** Start **

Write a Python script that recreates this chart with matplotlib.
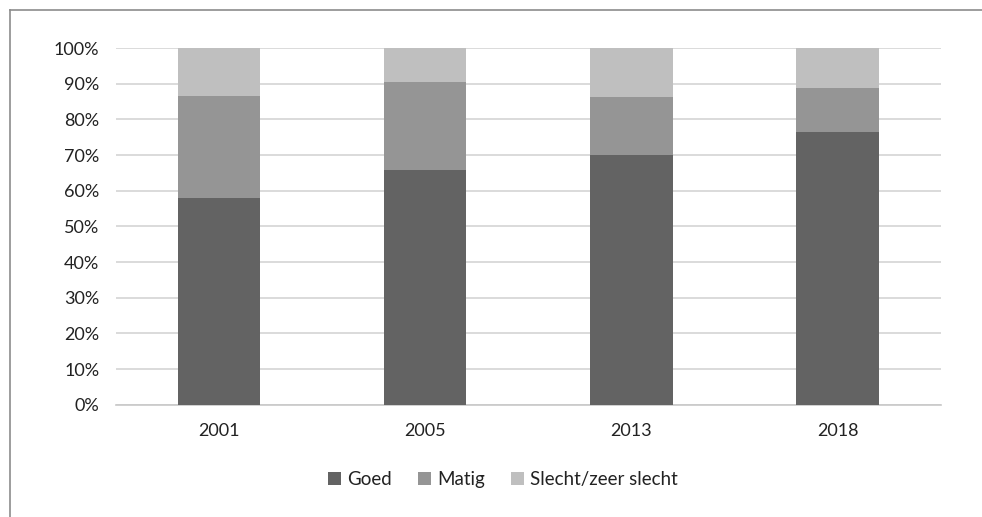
import matplotlib.pyplot as plt
from matplotlib.lines import Line2D
from matplotlib.ticker import PercentFormatter
import numpy as np

plt.rcParams['font.family'] = ['Lato', 'DejaVu Sans']

# Share per category (%)
years = ['2001', '2005', '2013', '2018']
goed = [58.0, 65.8, 70.0, 76.5]
matig = [28.6, 24.7, 16.3, 12.4]
slecht = [13.4, 9.5, 13.7, 11.1]

labels = ['Goed', 'Matig', 'Slecht/zeer slecht']
colors = ['#636363', '#959595', '#bfbfbf']

fig = plt.figure(figsize=(9.82, 5.17), dpi=100)
ax = fig.add_axes([0.118, 0.217, 0.840, 0.690])

x = np.arange(len(years))
width = 0.4
bottom = np.zeros(len(years))
for vals, lab, col in zip([goed, matig, slecht], labels, colors):
    ax.bar(x, vals, width, bottom=bottom, color=col, label=lab, zorder=3)
    bottom += np.array(vals)

ax.set_xlim(-0.5, len(years) - 0.5)
ax.set_ylim(0, 100)
ax.set_yticks(np.arange(0, 101, 10))
ax.yaxis.set_major_formatter(PercentFormatter(decimals=0))
ax.set_xticks(x)
ax.set_xticklabels(years)
ax.tick_params(axis='both', length=0, labelsize=13, colors='#222222')
ax.tick_params(axis='x', pad=13)
ax.tick_params(axis='y', pad=12)
ax.grid(axis='y', color='#d4d4d4', linewidth=1.2, zorder=0)
for s in ['top', 'right', 'left']:
    ax.spines[s].set_visible(False)
ax.spines['bottom'].set_color('#c8c8c8')
ax.spines['bottom'].set_linewidth(1.2)

fig.legend(loc='center', bbox_to_anchor=(0.512, 0.072), ncol=3, frameon=False,
           fontsize=13.5, handlelength=0.7, handleheight=0.7, handletextpad=0.3,
           columnspacing=1.4, labelcolor='#222222')

# outer frame (top and left edges visible)
fx = 10 / 982
fy = 1 - 10 / 517
fig.add_artist(Line2D([fx, 1], [fy, fy], transform=fig.transFigure, color='#8c8c8c', lw=1.2))
fig.add_artist(Line2D([fx, fx], [0, fy], transform=fig.transFigure, color='#8c8c8c', lw=1.2))

plt.savefig('out.png', dpi=100)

** End **

### What is required
In the copy, include no pictures; restate the listing above exactly.

### Response to this exercise
Write a Python script that recreates this chart with matplotlib.
import matplotlib.pyplot as plt
from matplotlib.lines import Line2D
from matplotlib.ticker import PercentFormatter
import numpy as np

plt.rcParams['font.family'] = ['Lato', 'DejaVu Sans']

# Share per category (%)
years = ['2001', '2005', '2013', '2018']
goed = [58.0, 65.8, 70.0, 76.5]
matig = [28.6, 24.7, 16.3, 12.4]
slecht = [13.4, 9.5, 13.7, 11.1]

labels = ['Goed', 'Matig', 'Slecht/zeer slecht']
colors = ['#636363', '#959595', '#bfbfbf']

fig = plt.figure(figsize=(9.82, 5.17), dpi=100)
ax = fig.add_axes([0.118, 0.217, 0.840, 0.690])

x = np.arange(len(years))
width = 0.4
bottom = np.zeros(len(years))
for vals, lab, col in zip([goed, matig, slecht], labels, colors):
    ax.bar(x, vals, width, bottom=bottom, color=col, label=lab, zorder=3)
    bottom += np.array(vals)

ax.set_xlim(-0.5, len(years) - 0.5)
ax.set_ylim(0, 100)
ax.set_yticks(np.arange(0, 101, 10))
ax.yaxis.set_major_formatter(PercentFormatter(decimals=0))
ax.set_xticks(x)
ax.set_xticklabels(years)
ax.tick_params(axis='both', length=0, labelsize=13, colors='#222222')
ax.tick_params(axis='x', pad=13)
ax.tick_params(axis='y', pad=12)
ax.grid(axis='y', color='#d4d4d4', linewidth=1.2, zorder=0)
for s in ['top', 'right', 'left']:
    ax.spines[s].set_visible(False)
ax.spines['bottom'].set_color('#c8c8c8')
ax.spines['bottom'].set_linewidth(1.2)

fig.legend(loc='center', bbox_to_anchor=(0.512, 0.072), ncol=3, frameon=False,
           fontsize=13.5, handlelength=0.7, handleheight=0.7, handletextpad=0.3,
           columnspacing=1.4, labelcolor='#222222')

# outer frame (top and left edges visible)
fx = 10 / 982
fy = 1 - 10 / 517
fig.add_artist(Line2D([fx, 1], [fy, fy], transform=fig.transFigure, color='#8c8c8c', lw=1.2))
fig.add_artist(Line2D([fx, fx], [0, fy], transform=fig.transFigure, color='#8c8c8c', lw=1.2))

plt.savefig('out.png', dpi=100)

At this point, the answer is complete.